中でも、②の中期目標で、数年後にこうなっていたいという状態をできるだけ具体的に描いておくことが重要です。
長期目標だけでは、実現できるかどうか不安になってしまい、モチベーションを維持することが困難です。実現可能で具体的な数年後をイメージすることで、意欲を持って進むことができるしょう。
  

ギャップを埋めるための経験・スキルを把握する

数年後の理想の姿と、自己分析で見えてきた現在の自分を比較してみてください。ほとんどの人は、理想と現実の間にギャップがあるのではないでしょうか。
数年後の理想の姿は、先に説明した中期目標にあたります。

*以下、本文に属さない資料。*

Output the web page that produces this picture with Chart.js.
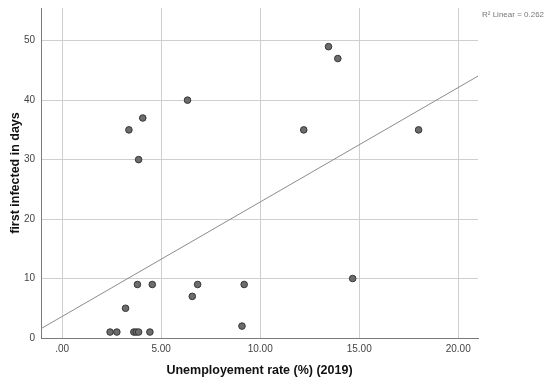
<!DOCTYPE html>
<html>
<head>
<meta charset="utf-8">
<script src="https://cdn.jsdelivr.net/npm/chart.js@4/dist/chart.umd.min.js"></script>
<style>
  html, body { margin: 0; padding: 0; background: #fff; }
  #wrap { width: 550px; height: 384px; }
</style>
</head>
<body>
<div id="wrap"><canvas id="grafico" width="550" height="384"></canvas></div>
<script>
// taxa de desemprego (%) e dias até o primeiro infectado
const desemprego = [2.42, 2.76, 3.62, 3.74, 3.86, 4.43, 9.08, 3.20, 6.57,
    3.80, 4.55, 6.84, 9.19, 14.67, 3.86, 3.37, 12.20, 18.00, 4.07, 6.33, 13.92, 13.45];
const diasInfectado = [1, 1, 1, 1, 1, 1, 2, 5, 7,
    9, 9, 9, 9, 10, 30, 35, 35, 35, 37, 40, 47, 49];

const retaX = [-1.07, 21.0];
const retaY = [1.57, 44.05];

const ticksX = [0, 5, 10, 15, 20];
const textoR2 = 'R\u00B2 Linear = 0.262';

const pontos = desemprego.map((x, i) => ({ x: x, y: diasInfectado[i] }));
const reta = retaX.map((x, i) => ({ x: x, y: retaY[i] }));

const rotuloR2 = {
    id: 'rotuloR2',
    afterDraw(chart) {
        const ctx = chart.ctx;
        ctx.save();
        ctx.font = '8px "Liberation Sans", Arial, sans-serif';
        ctx.fillStyle = '#777';
        ctx.textBaseline = 'middle';
        ctx.fillText(textoR2, 482, 15);
        ctx.restore();
    }
};

const ctx = document.getElementById('grafico').getContext('2d');
new Chart(ctx, {
    type: 'scatter',
    data: {
        datasets: [{
            label: 'pontos',
            data: pontos,
            backgroundColor: '#6c6c6c',
            borderColor: '#363636',
            borderWidth: 1,
            pointRadius: 3.3,
            order: 1
        }, {
            type: 'line',
            label: 'ajuste',
            data: reta,
            borderColor: '#8c8c8c',
            borderWidth: 1,
            pointRadius: 0,
            fill: false,
            order: 2
        }]
    },
    options: {
        responsive: false,
        animation: false,
        layout: { padding: { top: 8, right: 72, left: 0, bottom: 0 } },
        plugins: {
            legend: { display: false },
            tooltip: { enabled: false }
        },
        scales: {
            x: {
                type: 'linear',
                min: -1.07,
                max: 21.0,
                afterFit(scale) {
                    scale.height = 46;
                    scale.paddingLeft = 0;
                    scale.paddingRight = 0;
                },
                afterBuildTicks(scale) { scale.ticks = ticksX.map(v => ({ value: v })); },
                ticks: {
                    includeBounds: false,
                    padding: 5,
                    color: '#444',
                    font: { family: '"Liberation Sans", Arial', size: 10 },
                    callback: v => v === 0 ? '.00' : v.toFixed(2)
                },
                grid: { color: '#cfcfcf', drawTicks: false },
                border: { color: '#7a7a7a', width: 1 },
                title: {
                    display: true,
                    text: 'Unemployement rate (%) (2019)',
                    color: '#111',
                    font: { family: '"Liberation Sans", Arial', size: 12.5, weight: 'bold' },
                    padding: { top: 0, bottom: 6 }
                }
            },
            y: {
                min: 0,
                max: 55.5,
                afterFit(scale) {
                    scale.width = 41;
                    scale.paddingTop = 0;
                    scale.paddingBottom = 0;
                },
                ticks: {
                    stepSize: 10,
                    includeBounds: false,
                    padding: 6,
                    color: '#444',
                    font: { family: '"Liberation Sans", Arial', size: 10 }
                },
                grid: { color: '#cfcfcf', drawTicks: false },
                border: { color: '#7a7a7a', width: 1 },
                title: {
                    display: true,
                    text: 'first infected in days',
                    color: '#111',
                    font: { family: '"Liberation Sans", Arial', size: 12.5, weight: 'bold' },
                    padding: { top: 8, bottom: 8 }
                }
            }
        }
    },
    plugins: [rotuloR2]
});
</script>
</body>
</html>
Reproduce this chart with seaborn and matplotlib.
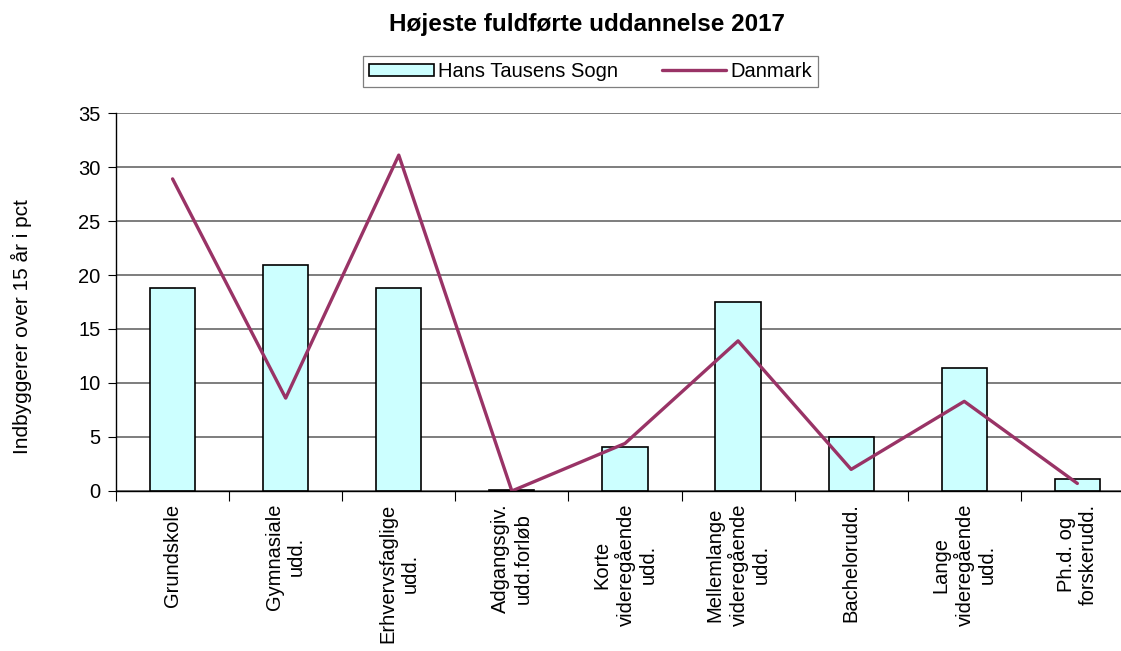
import numpy as np
import pandas as pd
import matplotlib
matplotlib.use('Agg')
import matplotlib.pyplot as plt
from matplotlib.patches import Patch
from matplotlib.lines import Line2D
import seaborn as sns

categories = ['Grundskole', 'Gymnasiale\nudd.', 'Erhvervsfaglige\nudd.', 'Adgangsgiv.\nudd.forløb',
              'Korte\nvideregående\nudd.', 'Mellemlange\nvideregående\nudd.', 'Bachelorudd.',
              'Lange\nvideregående\nudd.', 'Ph.d. og\nforskerudd.']
sogn = [18.8, 20.9, 18.8, 0.1, 4.1, 17.5, 5.0, 11.4, 1.1]
danmark = [28.9, 8.6, 31.1, 0.0, 4.4, 13.9, 2.0, 8.3, 0.7]

sns.set_style('white')
plt.rcParams['font.family'] = ['Liberation Sans', 'DejaVu Sans']
plt.rcParams['text.color'] = 'black'
plt.rcParams['axes.labelcolor'] = 'black'
plt.rcParams['xtick.color'] = 'black'
plt.rcParams['ytick.color'] = 'black'

df = pd.DataFrame({'kategori': categories, 'sogn': sogn, 'danmark': danmark})

fig = plt.figure(figsize=(11.21, 6.51), dpi=100)
ax = fig.add_axes([0.1035, 0.2458, 0.908, 0.5806])

bar_col = '#CCFFFF'
line_col = '#993366'

sns.barplot(data=df, x='kategori', y='sogn', ax=ax, color=bar_col, width=0.4,
            edgecolor='black', linewidth=1.2, saturation=1)
sns.lineplot(x=np.arange(len(categories)), y=df['danmark'], ax=ax, color=line_col,
             linewidth=2.4, sort=False)

ax.set_xlim(-0.5, len(categories) - 0.5)
ax.set_ylim(0, 35)
ax.set_yticks(np.arange(0, 36, 5))
ax.yaxis.grid(True, color='#5a5a5a', linewidth=1.1)
ax.set_axisbelow(True)

ax.set_xticks(np.arange(len(categories)))
ax.set_xticklabels(categories, rotation=90, ha='center', va='top', multialignment='center')
ax.set_xticks(np.arange(-0.5, len(categories)), minor=True)
ax.tick_params(axis='x', which='major', length=0, pad=9, labelsize=14.5)
ax.tick_params(axis='x', which='minor', length=7, width=0.8, color='black', direction='out', bottom=True)
ax.tick_params(axis='y', length=6, width=0.8, color='black', direction='out', left=True, labelsize=14.5, pad=5)

for side in ['top', 'right']:
    ax.spines[side].set_visible(False)
for side in ['left', 'bottom']:
    ax.spines[side].set_color('black')
    ax.spines[side].set_linewidth(1.0)

ax.set_xlabel('')
ax.set_ylabel('Indbyggerer over 15 år i pct', fontsize=15)
ax.yaxis.set_label_coords(-0.0933, 0.434)
ax.yaxis.label.set_va('center')

fig.text(0.524, 0.963, 'Højeste fuldførte uddannelse 2017', fontsize=17.5, fontweight='bold',
         ha='center', va='center')

handles = [Patch(facecolor=bar_col, edgecolor='black', linewidth=1.2),
           Line2D([0], [0], color=line_col, lw=2.4)]
leg = fig.legend(handles, ['Hans Tausens Sogn', 'Danmark'], loc='center', ncol=2,
                 bbox_to_anchor=(0.527, 0.890), fontsize=14.5, frameon=True, fancybox=False,
                 edgecolor='#7f7f7f', framealpha=1, handlelength=3.2, handleheight=0.6,
                 handletextpad=0.2, columnspacing=2.2, borderpad=0.3)
leg.get_frame().set_linewidth(0.9)

fig.savefig('out.png', dpi=100)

ここでは、続いて③の“中期目標を実現するための短期目標”を立てるためには、この理想と現実のギャップを自覚し、何が足りないのかをしっかりと把握することが重要です。
  

経験・スキルを得る方法を検討する

ギャップを埋めるために足りないものは、補っていくことが必要です。足りないことがわかれば、必要な経験や得るべきスキルがはっきりするでしょう。
外部セミナーへ参加したり、スクールを受講したりといった個人のスキルアップはもちろんですが、今目に見える実績がない場合は、今の職場で経験や実績を積むのもひとつの手です。社内で開催されるセミナーなどにも積極的に参加してみましょう。
現職の待遇や業種によっては、国が採用している制度なども積極的に活用すべきです。
建設業界や保育業界における人手不足解消のためのキャリアアップ制度、非正規雇用者のキャリアアップ促進のための助成金などがあります。

 

キャリアアップのために転職するべき?とどまるべき?


キャリアアップのためには、社内でこのまま頑張ればいいのか、それとも思い切って転職したほうがいいのか悩んでしまうこともあるでしょう。
ここでは、転職と社内におけるキャリアアップのメリット・デメリットを紹介します。よく確認し、自分に合うのはどちらか検討してみてください。
  

転職することのメリット・デメリット

【メリット】
・キャリアアップしやすい体制が整った職場を選べる
・環境が変わるため、心機一転できる
・新しい環境で自分を試すことができる
・前職と異なる経験がプラスされる
【デメリット】
・前職で築いた人間関係や評価などは一度リセットされる
・新しい環境になれる時間が必要
【こんな人におすすめ】
・現職場にはキャリアアップの体制が整っていない
・現職場では、希望するポジションが空いていない
・心機一転、これまでとは違った環境で挑戦してみたい
  

社内に残ることのメリット・デメリット

【メリット】
・これまで積み上げた実績や経験も見てもらえやすい
・慣れ親しんだ環境で安心して取り組める
・すでに人間関係を構築できているため、周囲の協力を得やすい
・キャリアアップするためにすべきことの検討がつきやすい
【デメリット】
・希望のポジションが空いていない場合はキャリアアップに時間がかかる可能性がある
・現職場ならではのやり方でしか実績を重ねることができない
【こんな人におすすめ】
・キャリアアップ制度や体制が充実している企業で働いている
・大企業など、ネームバリューがある企業で働いている
・今の職場で良好な人間関係が築けている
 

キャリアアップに成功する人とは


キャリアアップに成功している人を見てみると、いくつかの共通する特長があるようです。
成功する人の共通点を知り、姿勢を取り入れてみましょう。
  

自分のキャリアプランを持っている

キャリアアップが実現できたかどうかは、キャリアを終えてみないとわからないことです。
それまでには長い道のりがあり、紆余曲折しながら進むことになるでしょう。
先に述べたように、キャリアプランはキャリアを歩んでいくための地図のようなものです。しっかりとした自分のキャリアプランを持ち、柔軟に変えていくところや、絶対にブレたくないポイントを押さえておくことが重要です。
  

自分の強み・弱みを自分で理解している

自分の強み・弱みを明確にできていると、責任を持って進んで取り組めること、人に助けてもらいながら学んでいくことの判断ができ、成果を上げるポイントを絞りやすくなります。
できる・できないをはっきりさせることは、ビジネスパーソンとしての信頼を向上させることにも繋がるのです。
  

現状を素直に受け止め、人からのアドバイスを積極的に得ている

新しい知識や情報ばかりではなく、現状や人からの指摘、アドバイスをも素直に受け止めることが大切です。
現状は決して満足がいくものばかりではなく、人からのアドバイスも耳が痛いものが多いかもしれません。しかし、それらをいったん素直に受け止め、改めて打開策を講じることこそが、ステップアップの近道です。
 

まとめ


キャリアアップの意味や種類から、キャリアプランの設計や実現についてまで解説してきました。
人によって、目指す終着点やそこまでの道のりはさまざまです。自分にあったキャリアアップとはなにか、どんなキャリアプランが必要かを今一度考えてみてくださいね。